Wirtschaftsstammtisch Wirtschaftsstammtisch: Am Ende steht Gewinn
Weissenfels/MZ. - Oh nein, langweilig ist das Leben für Roland Hirschfeld auch als Senior nicht. Der 69-Jährige wohnt seit 15 Jahre in Langendorf, hat einen großen Garten und allein dort genügend Beschäftigung. Da drängt es ihn auch gar nicht, sich anderen aufzudrängen oder sich krampfhaft noch eine andere Tätigkeit zu suchen.
Aber von einem kann er nicht lassen: vom Weißenfelser Wirtschaftsstammtisch. Einmal deshalb, weil er dieses Gremium ohne Vorstand, ohne Beschlusskraft, aber mit vielen Inhalten, vor 20 Jahren mit aus der Taufe gehoben hat. Und zum anderen, weil dort auch nach 20 Jahren Erfahrungen zum Austausch gefragt sind.
Und Erfahrung hat Roland Hirschfeld, der bis vor zehn Jahren Geschäftsführer des Elektroanlagenbaus in der Weißenfelser Nordstraße war. Er hat das Ende des volkseigenen Betriebes begleitet und den Neuanfang, einige erfolgreiche Jahre ebenso wie letztlich das Ende des Unternehmens, weil "wir dem Druck der Großen der Branche nicht Stand gehalten haben", sagt er zurückblickend.
Aus diesen Wechselfällen resultiert jede Menge an Erfahrung. "Man hat nicht die Zeit, alle Fehler selbst zu machen", meint er. Diese Erkenntnis sei ein wichtiger Grund gewesen, sich überhaupt zum Wirtschaftsstammtisch zusammenzufinden. "Die jungen Unternehmer hatten nach der politischen Wende ein großes Bedürfnis, miteinander zu reden", so Hirschfeld.
Der eine hatte finanzielle Fragen, der andere jede Menge Gründerprobleme, der nächste Ärger mit Behörden. Einer hatte diese Dinge schon hinter sich, der andere noch vor sich, also schritten die Unternehmer zur Selbsthilfe. Und mancher konnte so schon von anderen gemachte Fehler vermeiden
Ein gutes Dutzend Unternehmer und Geschäftsführer fand sich 1991 im Wirtschaftsclub zusammen, um sich gegenseitig zu helfen. Zwanzig Jahre feiert man heute, weil zwischendrin ein Jahr gelegen hat, in dem der Wirtschaftsclub eingeschlafen war, der dann 1995 als Stammtisch wiederbelebt wurde.
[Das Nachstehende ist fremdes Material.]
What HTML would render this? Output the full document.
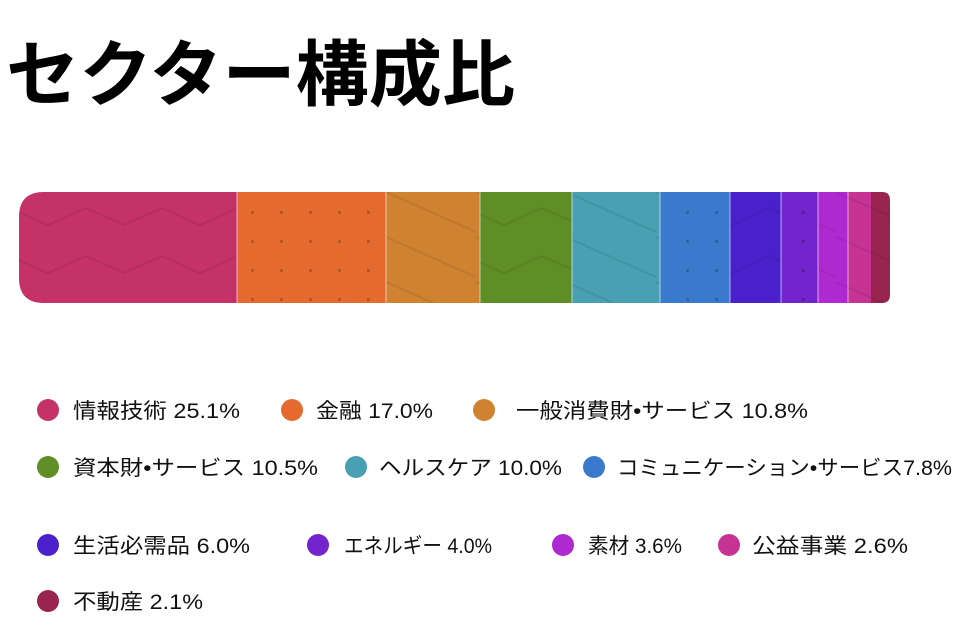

Von Anfang an mit von der Partie war die Industrie- und Handelskammer. Deren Weißenfelser Geschäftsstellenleiter Hans-Jürgen Stößer begleitet diesen Stammtisch bis heute, er lädt ein, er organisiert nach den Wünschen der Unternehmer Referenten und Gesprächspartner.
Er ist es auch, der ein wenig über die Regeln wacht, die sich die Mitglieder selbst gegeben haben. Bis heute ist der Stammtisch aber eine freiwillige Runde, in der schwere Themen ebenso gewälzt werden, wie lockere Plauderei gepflegt wird. Aber Am Ende steht immer irgendwie ein Erkenntnisgewinn.
"Deshalb bin ich ja auch dabei, weil ich mich weiterbilden, weil ich auch über neue wirtschaftliche Zusammenhänge informiert sein will, um mitreden zu können", sagt Hirschfeld. Andererseits interessiert die Unternehmer von heute, was der alte Hase ihnen noch zu sagen hat.
Für Hirschfeld ist es gleichsam faszinierend, zu sehen, wie in den Jahren der Generationswechsel stattgefunden hat. "Heute sind sogar schon die Kinder von damaligen Unternehmern mit am Stammtisch", sagt er. Und er nennt das Beispiel von Elke Simon-Kuch, deren Mutter als Gründerin der Simon-Werbung schon Mitglied des Gremiums gewesen ist.
Und genau so interessant findet es Hirschfeld, dass mittlerweile auch noch kaum jemand einer Einladung an den Wirtschaftsstammtisch, der aktuelle 54 Mitglieder hat, ausweichen kann und will. Landrat Harri Reiche (parteilos) ist ebenso regelmäßiger Gast wie auch der Weißenfelser Oberbürgermeister Robby Risch (parteilos), Landtags- oder auch Bundestagsabgeordnete.